The charges give clouds electrics to ‘cajole them’ into clumping together and producing rain.
The UAE, one of the most arid countries on Earth, hopes the technique could help to increase its meagre annual rainfall. And it is working.

The Centre said the precipitation has been enhanced by a technique known as cloud seeding, and its purpose is to increase condensation in the hope that it might trigger a downpour.
The UAE’s cloud seeding operations are part of an ongoing $15 million (£10.8m) mission to generate rain in the country.

The country ranks among the world’s top 10 driest with an average rainfall of just three inches. This is six times less than what is obtainable in northern Nigeria.

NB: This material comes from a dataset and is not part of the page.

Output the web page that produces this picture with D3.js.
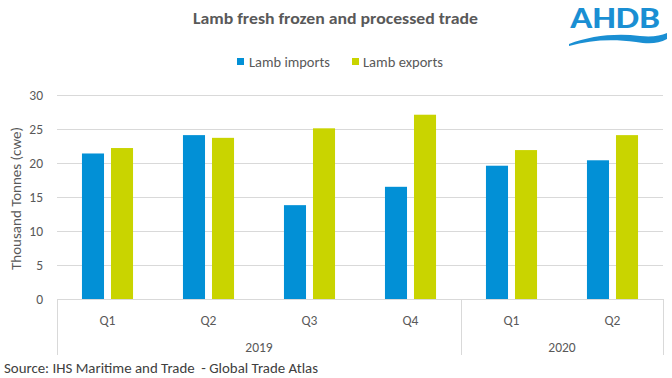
<!DOCTYPE html>
<html><head><meta charset="utf-8">
<script src="https://cdn.jsdelivr.net/npm/d3@7"></script>
<style>body{margin:0;background:#fff}svg{display:block}text{font-family:Carlito,Calibri,Lato,sans-serif;white-space:pre}</style>
</head><body>
<script>
const quarters = ["Q1","Q2","Q3","Q4","Q1","Q2"];
const years = [{label:"2019", from:0, to:4},{label:"2020", from:4, to:6}];
const imports = [21.4, 24.1, 13.8, 16.5, 19.6, 20.4];
const exports_ = [22.2, 23.7, 25.1, 27.1, 21.9, 24.1];
const seriesNames = ["Lamb imports","Lamb exports"];
const colors = ["#0290d6","#c9d400"];
const yTicks = [0,5,10,15,20,25,30];

(function(){
const W=672,H=378;
const svg=d3.select("body").append("svg").attr("width",W).attr("height",H);
const pl=57,pr=663,pt=95,pb=299;
const x=d3.scaleBand().domain(d3.range(quarters.length)).range([pl,pr]);
const xs=d3.scaleBand().domain([0,1]).range([0,x.bandwidth()]).paddingInner(0.24).paddingOuter(0.86);
const y=d3.scaleLinear().domain([0,30]).range([pb,pt]);

svg.append("text").attr("x",193).attr("y",24)
  .attr("font-size",16).attr("font-weight","bold").attr("fill","#595959")
  .attr("textLength",285).attr("lengthAdjust","spacingAndGlyphs")
  .text("Lamb fresh frozen and processed trade");

const lg=[{x:237,tx:249,w:81},{x:352,tx:363,w:80}];
seriesNames.forEach((n,i)=>{
  svg.append("rect").attr("x",lg[i].x).attr("y",58).attr("width",7).attr("height",7).attr("fill",colors[i]);
  svg.append("text").attr("x",lg[i].tx).attr("y",66.5).attr("font-size",14).attr("fill","#595959")
    .attr("textLength",lg[i].w).attr("lengthAdjust","spacingAndGlyphs").text(n);
});

const ya=d3.axisLeft(y).tickValues(yTicks).tickSize(-(pr-pl)).tickPadding(14);
const g=svg.append("g").attr("transform",`translate(${pl},0)`).call(ya);
g.select(".domain").remove();
g.selectAll(".tick line").attr("stroke","#d9d9d9").attr("stroke-width",1);
g.selectAll(".tick text").attr("font-size",13.5).attr("fill","#595959").attr("font-family","Carlito,Calibri,Lato,sans-serif");

[imports,exports_].forEach((vals,si)=>{
  svg.append("g").selectAll("rect").data(vals).join("rect")
   .attr("x",(d,i)=>x(i)+xs(si)).attr("width",xs.bandwidth())
   .attr("y",d=>y(d)).attr("height",d=>y(0)-y(d)).attr("fill",colors[si]);
});

const ax=svg.append("g");
ax.append("line").attr("x1",pl).attr("x2",pr).attr("y1",pb+0.5).attr("y2",pb+0.5).attr("stroke","#d9d9d9");
[0,4,6].forEach(i=>{
  const xx = i<quarters.length? x(i): x(quarters.length-1)+x.bandwidth();
  ax.append("line").attr("x1",xx+0.5).attr("x2",xx+0.5).attr("y1",pb).attr("y2",355).attr("stroke","#d9d9d9");
});
quarters.forEach((q,i)=>{
  ax.append("text").attr("x",x(i)+x.bandwidth()/2).attr("y",324.5).attr("text-anchor","middle")
    .attr("font-size",13.5).attr("fill","#595959").text(q);
});
years.forEach(yr=>{
  const cx=(x(yr.from)+x(yr.to-1)+x.bandwidth())/2;
  ax.append("text").attr("x",cx).attr("y",351.5).attr("text-anchor","middle")
    .attr("font-size",13.5).attr("fill","#595959").text(yr.label);
});

svg.append("text").attr("transform","translate(21,270) rotate(-90)")
  .attr("font-size",14).attr("fill","#595959")
  .attr("textLength",143).attr("lengthAdjust","spacingAndGlyphs").text("Thousand Tonnes (cwe)");

svg.append("text").attr("x",4).attr("y",373).attr("font-size",14).attr("fill","#404040")
  .attr("textLength",314).attr("lengthAdjust","spacingAndGlyphs")
  .text("Source: IHS Maritime and Trade  - Global Trade Atlas");

const logo=svg.append("g");
logo.append("text").attr("x",615).attr("y",28).attr("text-anchor","middle").attr("font-size",30)
  .attr("font-weight","bold").attr("fill","#1a8fd3").attr("font-family","'Open Sans',Lato,sans-serif")
  .attr("textLength",90).attr("lengthAdjust","spacingAndGlyphs").text("AHDB");
logo.append("path").attr("fill","#1a8fd3")
  .attr("d","M569,44 C590,36 615,33 640,36 C652,37 660,36 667,33 L667,39 C658,44 648,44 636,42 C612,39 590,40 569,46 Z");
})();
</script>
</body></html>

The technology is led by experts at the University of Reading in the UK.

Professor Maarten Ambaum, who worked on the special project, had said the UAE had enough clouds to create conditions which allow for rainfall.

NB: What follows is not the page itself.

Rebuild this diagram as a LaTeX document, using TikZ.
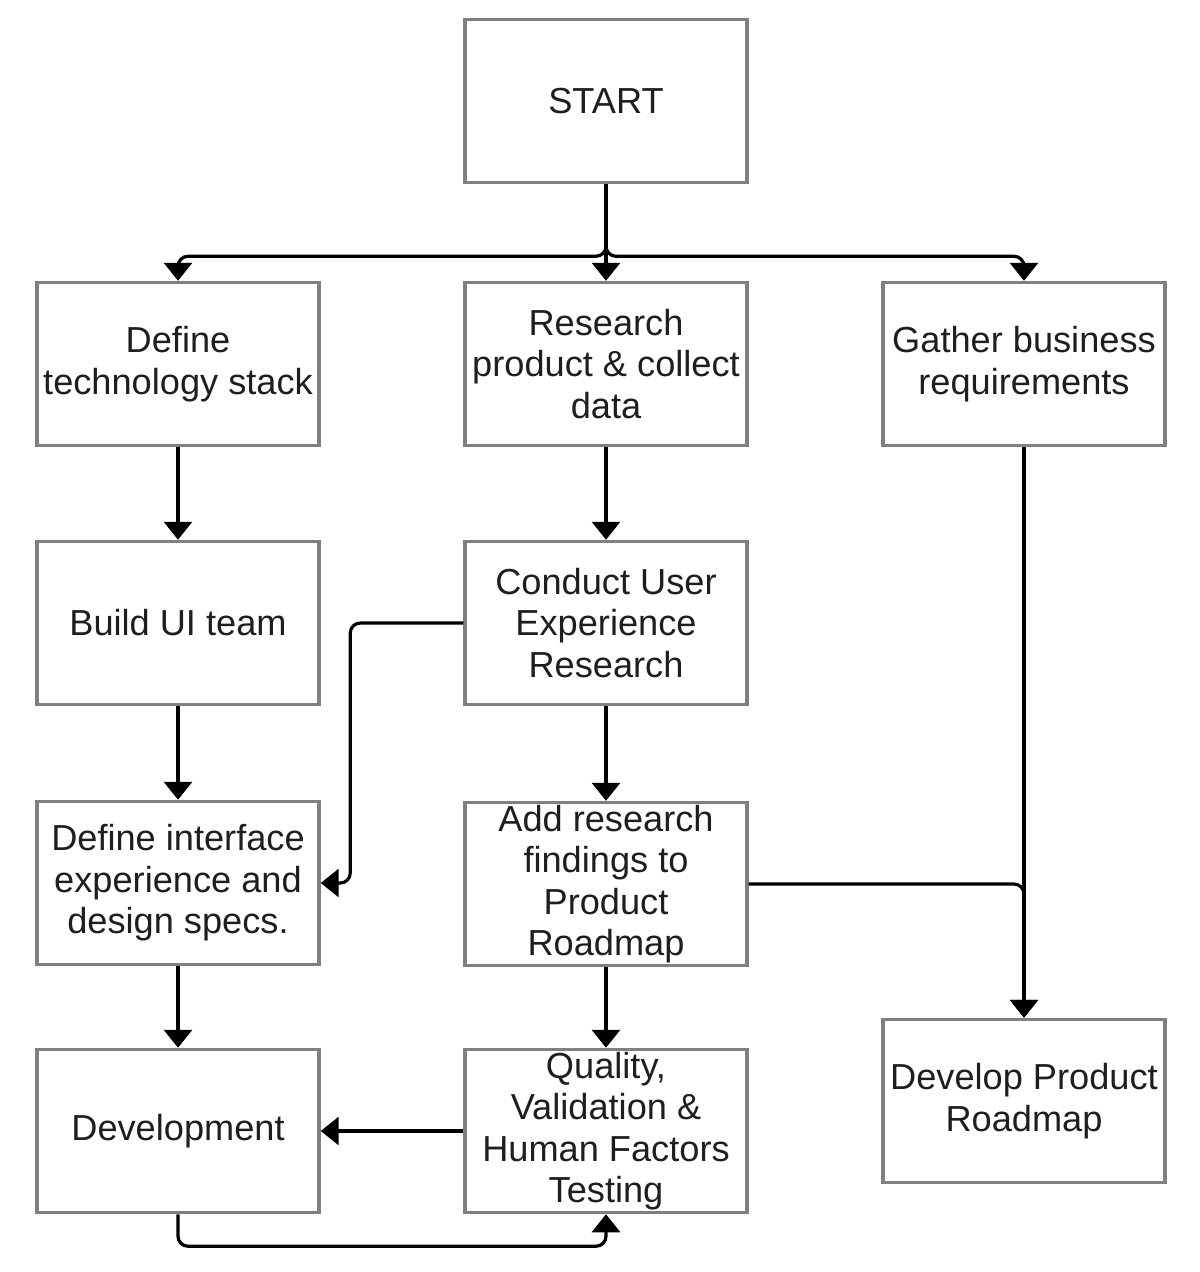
\documentclass[tikz,border=0pt]{standalone}
\usepackage{fontspec}
\setmainfont{Liberation Sans}
\usetikzlibrary{arrows.meta}
\definecolor{boxgray}{RGB}{128,128,128}
\definecolor{textgray}{RGB}{30,30,30}

\begin{document}
\begin{tikzpicture}[x=0.02cm, y=-0.02cm,
  every node/.style={rectangle, draw=boxgray, line width=2pt, minimum width=5.64cm, minimum height=3.26cm, inner sep=0pt, align=center, text=textgray, font=\fontsize{20.6}{23.6}\selectfont},
  flow/.style={line width=1.8pt, rounded corners=0.2cm, -{Triangle[width=0.56cm,length=0.36cm]}}]
  \useasboundingbox (0,0) rectangle (1200,1272);
  \node (start) at (606,101) {START};
  \node (tech) at (178,364) {Define\\technology stack};
  \node (research) at (606,364) {Research\\product \& collect\\data};
  \node (gather) at (1024,364) {Gather business\\requirements};
  \node (ui) at (178,623) {Build UI team};
  \node (ux) at (606,623) {Conduct User\\Experience\\Research};
  \node (iface) at (178,883) {Define interface\\experience and\\design specs.};
  \node (findings) at (606,884) {Add research\\findings to\\Product\\Roadmap};
  \node (dev) at (178,1131) {Development};
  \node (quality) at (606,1131) {Quality,\\Validation \&\\Human Factors\\Testing};
  \node (roadmap) at (1024,1101) {Develop Product\\Roadmap};
  \draw[flow] (start.south) -- (research.north);
  \draw[flow] (start.south) -- ++(0,72) -| (tech.north);
  \draw[flow] (start.south) -- ++(0,72) -| (gather.north);
  \draw[flow] (tech) -- (ui);
  \draw[flow] (ui) -- (iface);
  \draw[flow] (iface) -- (dev);
  \draw[flow] (research) -- (ux);
  \draw[flow] (ux) -- (findings);
  \draw[flow] (findings) -- (quality);
  \draw[flow] (ux.west) -- ++(-113,0) |- (iface.east);
  \draw[flow] (gather) -- (roadmap);
  \draw[flow] (findings.east) -| (roadmap.north);
  \draw[flow] (quality) -- (dev);
  \draw[flow] (dev.south) -- ++(0,32) -| (quality.south);
\end{tikzpicture}
\end{document}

“When the drops merge and are big enough, they will fall as rain,” Professor Ambaum told BBC.

In 2017, the UAE government provided $15m for nine different rain-enhancement projects.

Among them is another cloud-seeding technology that launches salt missiles into clouds from planes.
The country’s Abu Dhabi-based forecasters monitor weather radars to tell pilots flying official government aircraft when to take off on rain-inducing missions.

“As soon as they see some convective cloud formations, they launch us on a flight to investigate,” said Mark Newman, deputy chief pilot at NCMS.

Other instances where the technology was applied were ski resorts in Colorado, USA, where it was use to induce heavier snowfall.
The former USSR also apparently used cloud seeding to prevent radioactive fallout from Chernobyl nuclear disaster in 1986 from reaching Moscow.

Also, ahead of the 2008 Beijing Olympics opening ceremony, it was used to create a downpour elsewhere and keep the stadium dry.

This involved firing rockets packed with silver iodide crystals into rain clouds over the suburbs of Beijing.
The UAE is also looking into methods to preserve the rain that does hit the ground, instead of allowing it to quickly evaporate or flow off into the sea.
It has built dams and reservoirs to gather water that flood desert valleys.

The country has around 130 dams and levees with a storage capacity of about 120 million cubic metre, according to the ministry report.
NCMS executive director Abdulla al-Mandoos said studies were being prepared to plan more dams and to protect water, aimed at directing rain ‘from the cloud right into the aquifer’.
“We do not want to waste a drop of water,” he said.